A biofilm reactor packed with aspen wood and polyurethane sponge for biological manganese(II) oxidation and minor metal recovery.
Masataka Aoki, Kazuyuki Hayashi, Naoki Wakui, Yuga Hirakata, Takahiro Watari, Takashi Yamaguchi, Kazuaki Syutsubo
Abstract
Open AccessBiogenic manganese oxides (MnOx) are promising agents for the removal and recovery of minor metals from water. However, cultivating heterotrophic Mn(II)-oxidizing microorganisms in non-sterile bioreactors remains difficult, and few continuous-flow reactor designs have been evaluated for their ability to recover minor metals under such conditions. In this study, we operated a laboratory-scale biofilm reactor packed with aspen wood and a polyurethane sponge for 469 d to evaluate its feasibility for biogenic MnOx production. Aspen wood served as a solid-phase organic substrate, the biodegradation of which provided a continuous release of soluble organic substrates to sustain the growth of heterotrophic Mn(II)-oxidizing microorganisms. The maximum mean dissolved Mn(II) removal rate by the reactor fed with artificial freshwater reached 3.0 mg L-1 d-1, likely through oxidation to MnOx.

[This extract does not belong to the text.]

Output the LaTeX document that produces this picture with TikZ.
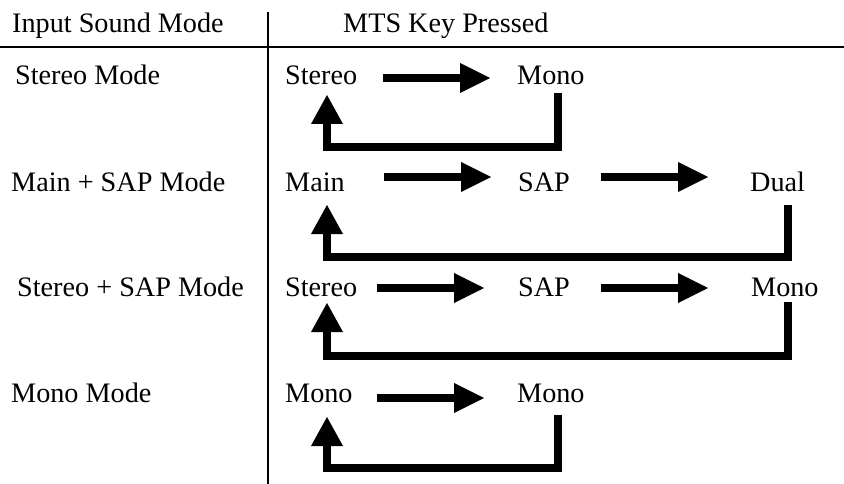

The removal of dissolved nickel(II) and cobalt(II) by the reactor with in situ-produced biogenic MnOx was also confirmed. Amplicon sequencing of near-full-length bacterial 16S ribosomal ribonucleic acid (rRNA) genes revealed dominant bacterial operational taxonomic units (OTUs) in aspen wood biofilms (such as Acidibacter, Pseudorhodoplanes, and Terrimonas OTUs) and sponge media biofilms (such as Nitrospira, Reyranella soli, and Sediminibacterium goheungense OTUs). The dominance of a fungal 18S rRNA gene OTU related to Coniochaeta in both biofilm types was confirmed through amplicon sequencing of near-full-length eukaryotic 18S rRNA genes. These findings revealed the potential of the reactor for biogenic MnOx production and minor metal recovery, while providing insights into the associated microbial communities.